Sir – If Christopher Gray is to venture into matters ecological (Gray Matter, November 24), rather than sticking to his comfort zone as trainspotter, gourmand and solipsist, can I suggest that he carries out some research and gives the matter some thought, rather than merely regurgitating the ill-informed prejudices of “naturalist” Robin Page.

Sparrowhawk numbers have increased by 84 per cent since 1970 (not 99 per cent) but that less than doubling of numbers represents a partial recovery from an extremely low population level caused by human persecution and pesticides. The significant and ongoing declines in farmland birds are not due to predation, but to the dramatic changes wrought by humans on our countryside over the last 70 years.
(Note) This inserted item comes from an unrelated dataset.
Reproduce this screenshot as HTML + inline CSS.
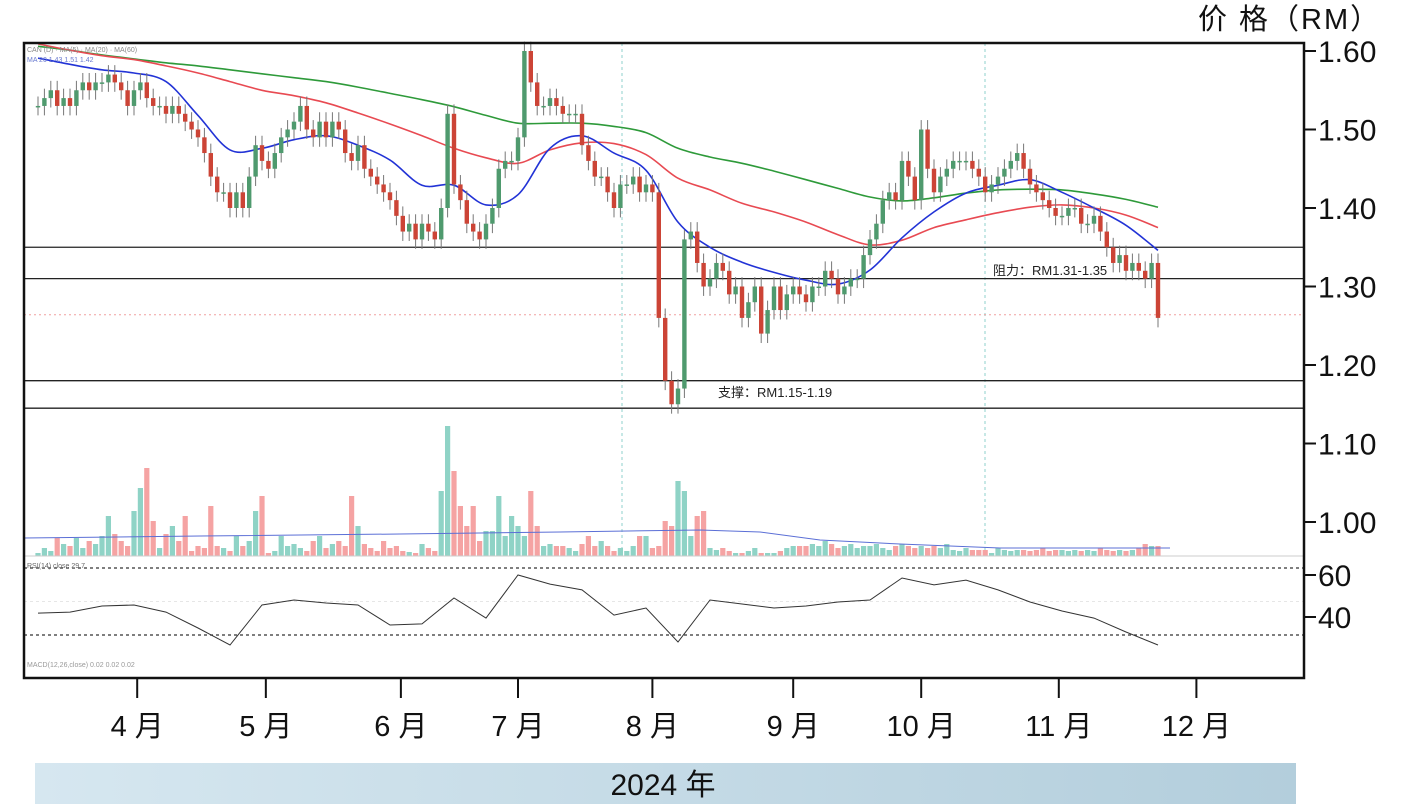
<!DOCTYPE html>
<html><head><meta charset="utf-8">
<style>
html,body{margin:0;padding:0;background:#fff;}
body{width:1422px;height:804px;overflow:hidden;font-family:"Liberation Sans","Noto Sans CJK SC",sans-serif;}
svg{display:block}
</style></head>
<body>
<svg id="chart" width="1422" height="804" viewBox="0 0 1422 804" xmlns="http://www.w3.org/2000/svg">
<defs>
<linearGradient id="band" x1="0" x2="1" y1="0" y2="0"><stop offset="0" stop-color="#d6e7f0"/><stop offset="1" stop-color="#b3cedc"/></linearGradient>
</defs>
<g id="layer"></g>
</svg>
<script>
const closes=[1.53,1.54,1.55,1.53,1.54, 1.53,1.55,1.56,1.55,1.56, 1.56,1.57,1.56,1.55,1.53, 1.55,1.56,1.54,1.53,1.53,
1.52,1.53,1.52,1.51,1.50, 1.49,1.47,1.44,1.42,1.42, 1.40,1.42,1.40,1.44,1.48, 1.46,1.45,1.47,1.49,1.50,
1.51,1.53,1.50,1.49,1.51, 1.49,1.51,1.50,1.47,1.46, 1.48,1.45,1.44,1.43,1.42, 1.41,1.39,1.37,1.38,1.36,
1.38,1.37,1.36,1.40,1.52, 1.43,1.41,1.38,1.37,1.36, 1.38,1.40,1.45,1.46,1.46, 1.49,1.60,1.56,1.53,1.53,
1.54,1.53,1.52,1.52,1.52, 1.48,1.46,1.44,1.44,1.42, 1.40,1.43,1.43,1.44,1.42, 1.43,1.42,1.26,1.18,1.15,
1.17,1.36,1.37,1.33,1.30, 1.31,1.33,1.32,1.29,1.30, 1.26,1.28,1.30,1.24,1.27, 1.30,1.27,1.29,1.30,1.29,
1.28,1.30,1.30,1.32,1.31, 1.29,1.30,1.31,1.31,1.34, 1.36,1.38,1.41,1.42,1.41, 1.46,1.44,1.41,1.50,1.45,
1.42,1.44,1.45,1.46,1.46, 1.46,1.45,1.44,1.42,1.43, 1.44,1.45,1.46,1.47,1.45, 1.43,1.42,1.41,1.40,1.39,
1.39,1.40,1.40,1.38,1.38, 1.39,1.37,1.35,1.33,1.34, 1.32,1.33,1.32,1.31,1.33, 1.26];
const volumes=[3,8,5,18,12, 10,18,8,15,12, 20,40,22,15,10, 45,68,88,35,8, 22,30,15,40,5, 10,8,50,10,8,
5,20,10,15,45, 60,3,5,20,10, 12,8,5,15,20, 8,12,15,10,60, 30,12,8,5,15, 8,10,5,4,3,
12,8,5,65,130, 85,50,30,50,15, 25,25,60,20,40, 30,20,65,30,10, 12,10,10,8,5, 12,20,10,15,10,
5,8,5,10,20, 20,8,10,35,30, 75,65,20,40,45, 8,6,8,5,3, 3,5,8,3,3, 3,5,8,10,10,
10,12,10,15,12, 8,10,12,8,10, 10,12,8,6,10, 12,10,8,10,8, 10,8,12,6,5, 8,6,6,6,3,
8,6,5,6,6, 5,6,8,5,6, 6,5,6,5,6, 5,8,6,5,6, 5,6,8,12,10, 10];
const maSlow=[1.606,1.601,1.595,1.590,1.585,1.581,1.576,1.571,1.566,1.561,1.554,1.546,1.538,1.529,1.518,1.508,1.508,1.508,1.504,1.496,1.476,1.465,1.457,1.447,1.436,1.425,1.414,1.409,1.413,1.419,1.423,1.424,1.423,1.418,1.411,1.401];
const maMid=[1.609,1.601,1.594,1.589,1.581,1.572,1.561,1.550,1.543,1.534,1.521,1.507,1.492,1.476,1.464,1.457,1.474,1.483,1.482,1.468,1.438,1.423,1.406,1.395,1.382,1.366,1.353,1.359,1.375,1.385,1.394,1.401,1.404,1.400,1.391,1.375];
const maFast=[1.591,1.583,1.576,1.572,1.561,1.518,1.474,1.476,1.487,1.492,1.480,1.461,1.429,1.429,1.404,1.417,1.476,1.492,1.470,1.448,1.382,1.350,1.331,1.318,1.308,1.303,1.321,1.362,1.395,1.419,1.429,1.436,1.420,1.400,1.378,1.346];
const rsi=[43.1,43.7,47.3,47.9,43.7,34.2,24.0,47.9,50.9,49.1,47.9,36.0,36.6,52.1,40.1,65.8,60.4,56.9,41.9,46.1,25.8,50.9,48.5,46.1,47.3,49.7,50.9,64.0,59.9,62.8,56.9,49.7,44.3,40.1,31.8,24.0];
const priceTicks=["1.60","1.50","1.40","1.30","1.20","1.10","1.00"];
const priceTickVals=[1.60,1.50,1.40,1.30,1.20,1.10,1.00];
const levels=[1.35,1.31,1.18,1.145];
const months=["4 月","5 月","6 月","7 月","8 月","9 月","10 月","11 月","12 月"];
const monthIdx=[15.5,35.6,56.7,75,96,118,138,159.5,181];

const NS="http://www.w3.org/2000/svg";
const L=document.getElementById('layer');
function mk(tag,attrs,parent){const e=document.createElementNS(NS,tag);for(const k in attrs)e.setAttribute(k,attrs[k]);(parent||L).appendChild(e);return e;}
const X0=24,X1=1304,Y0=43,Y1=678;
const xs=i=>38+6.4*i;
const yp=p=>51+(1.60-p)*785;
const yv=v=>556-v;
const yr=v=>568+(70-v)*1.675;
function smooth(pts){
  let d='M'+pts[0][0].toFixed(1)+','+pts[0][1].toFixed(1);
  for(let i=0;i<pts.length-1;i++){
    const p0=pts[Math.max(0,i-1)],p1=pts[i],p2=pts[i+1],p3=pts[Math.min(pts.length-1,i+2)];
    const c1x=p1[0]+(p2[0]-p0[0])/6,c1y=p1[1]+(p2[1]-p0[1])/6;
    const c2x=p2[0]-(p3[0]-p1[0])/6,c2y=p2[1]-(p3[1]-p1[1])/6;
    d+=' C'+c1x.toFixed(1)+','+c1y.toFixed(1)+' '+c2x.toFixed(1)+','+c2y.toFixed(1)+' '+p2[0].toFixed(1)+','+p2[1].toFixed(1);
  }
  return d;
}

let g;
g=mk('line',{x1:622,x2:622,y1:Y0,y2:556,stroke:'#8fd0cc','stroke-dasharray':'3,3','stroke-width':1});


g=mk('line',{x1:985,x2:985,y1:Y0,y2:556,stroke:'#8fd0cc','stroke-dasharray':'3,3','stroke-width':1});


g=mk('line',{x1:X0,x2:X1,y1:yp(1.264),y2:yp(1.264),stroke:'#f0a0a0','stroke-dasharray':'2,3','stroke-width':1});



volumes.forEach((v,i)=>{
  const up=closes[i]>=(i?closes[i-1]:closes[i]);
  const r=mk('rect',{x:xs(i)-2.6,y:yv(v),width:5.2,height:v,fill:up?'#8fd3c6':'#f5a3a3'});
  
  
});
g=mk('path',{d:'M24,538 L200,536 L400,534 L560,532 L700,530 L760,532 L820,540 L900,544 L1000,548 L1170,548',fill:'none',stroke:'#5b6fd6','stroke-width':1});



levels.forEach(lv=>{
  const l=mk('line',{x1:X0,x2:X1,y1:yp(lv),y2:yp(lv),stroke:'#222','stroke-width':1.3});
  
  
});

function maPath(arr,color,name){
  const pts=arr.map((v,k)=>[xs(k*5),yp(v)]);
  const p=mk('path',{d:smooth(pts),fill:'none',stroke:color,'stroke-width':1.6});
  
  
}
maPath(maSlow,'#2e9a3a','ma-slow-line');
maPath(maMid,'#e84a52','ma-mid-line');
maPath(maFast,'#2233d6','ma-fast-line');

closes.forEach((c,i)=>{
  const o=i?closes[i-1]:c;
  const up=c>=o;
  const col=up?'#4f9a6e':'#cc4436';
  const hi=Math.max(o,c)+0.012, lo=Math.min(o,c)-0.012;
  const w=mk('line',{x1:xs(i),x2:xs(i),y1:yp(hi),y2:yp(lo),stroke:'#777','stroke-width':1});
  
  
  const top=yp(Math.max(o,c)),h=Math.max(1.5,Math.abs(yp(o)-yp(c)));
  const b=mk('rect',{x:xs(i)-2.2,y:top,width:4.4,height:h,fill:col});
  
  
});

g=mk('line',{x1:X0,x2:X1,y1:556,y2:556,stroke:'#ccc','stroke-width':1});


[70,30].forEach(v=>{
  const l=mk('line',{x1:X0,x2:X1,y1:yr(v),y2:yr(v),stroke:'#333','stroke-dasharray':'3,3','stroke-width':1.2});
  
  
});
g=mk('line',{x1:X0,x2:X1,y1:yr(50),y2:yr(50),stroke:'#e6e6e6','stroke-dasharray':'3,3','stroke-width':1});


g=mk('path',{d:rsi.map((v,k)=>(k?'L':'M')+xs(k*5).toFixed(1)+','+yr(v).toFixed(1)).join(' '),fill:'none',stroke:'#333','stroke-width':1});



function txt(x,y,s,attrs,name,inter){const t=mk('text',Object.assign({x:x,y:y},attrs));t.textContent=s;return t;}
txt(27,52,'CAN (D) · MA(5) · MA(20) · MA(60)',{'font-size':7,fill:'#888'},'price-legend');
txt(27,62,'MA 20 1.43  1.51  1.42',{'font-size':7,fill:'#6a7bd0'},'ma-legend');
txt(27,568,'RSI(14) close 29.7',{'font-size':7,fill:'#666'},'rsi-legend');
txt(27,667,'MACD(12,26,close) 0.02 0.02 0.02',{'font-size':7,fill:'#999'},'macd-legend');

txt(993,275,'阻力：RM1.31-1.35',{'font-size':13,fill:'#222'},'resistance-label');
txt(718,397,'支撑：RM1.15-1.19',{'font-size':13,fill:'#222'},'support-label');

g=mk('rect',{x:X0,y:Y0,width:X1-X0,height:Y1-Y0,fill:'none',stroke:'#111','stroke-width':2.5});



priceTicks.forEach((s,k)=>{
  const y=yp(priceTickVals[k]);
  const t=mk('line',{x1:X1,x2:X1+12,y1:y,y2:y,stroke:'#111','stroke-width':2});
  
  
  txt(X1+14,y+11,s,{'font-size':30,fill:'#111'},'price-tick-label');
});
[[60,575],[40,617]].forEach(a=>{
  const t=mk('line',{x1:X1,x2:X1+12,y1:a[1],y2:a[1],stroke:'#111','stroke-width':2});
  
  
  txt(X1+14,a[1]+11,String(a[0]),{'font-size':30,fill:'#111'},'rsi-tick-label');
});
txt(1198,29,'价 格（RM）',{'font-size':29,fill:'#111','letter-spacing':2},'price-axis-title');

months.forEach((m,k)=>{
  const x=xs(monthIdx[k]);
  const t=mk('line',{x1:x,x2:x,y1:Y1,y2:Y1+20,stroke:'#111','stroke-width':2});
  
  
  txt(x,736,m,{'font-size':29,fill:'#111','text-anchor':'middle'},'month-label');
});

g=mk('rect',{x:35,y:763,width:1261,height:41,fill:'url(#band)'});


txt(663,795,'2024 年',{'font-size':30,fill:'#111','text-anchor':'middle'},'year-label');
</script>
</body></html>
To Mr Page, it supports his spurious argument to dub the sparrowhawk “a killing machine”; Christopher Gray’s lamented blackbird is, of course, a predator. Should we preserve the balance of nature by culling songbirds to boost the fortunes of declining invertebrates?

One of Robin Page’s target species for protection from predators, if I understand his tortuous English correctly, is the hedgehog, a species quite partial to eating birds’ eggs. Ecology is complicated and best left to those who know or seek to find out, rather than those who simply opine.

I suspect that the originator and the rehasher of this tosh are wrong.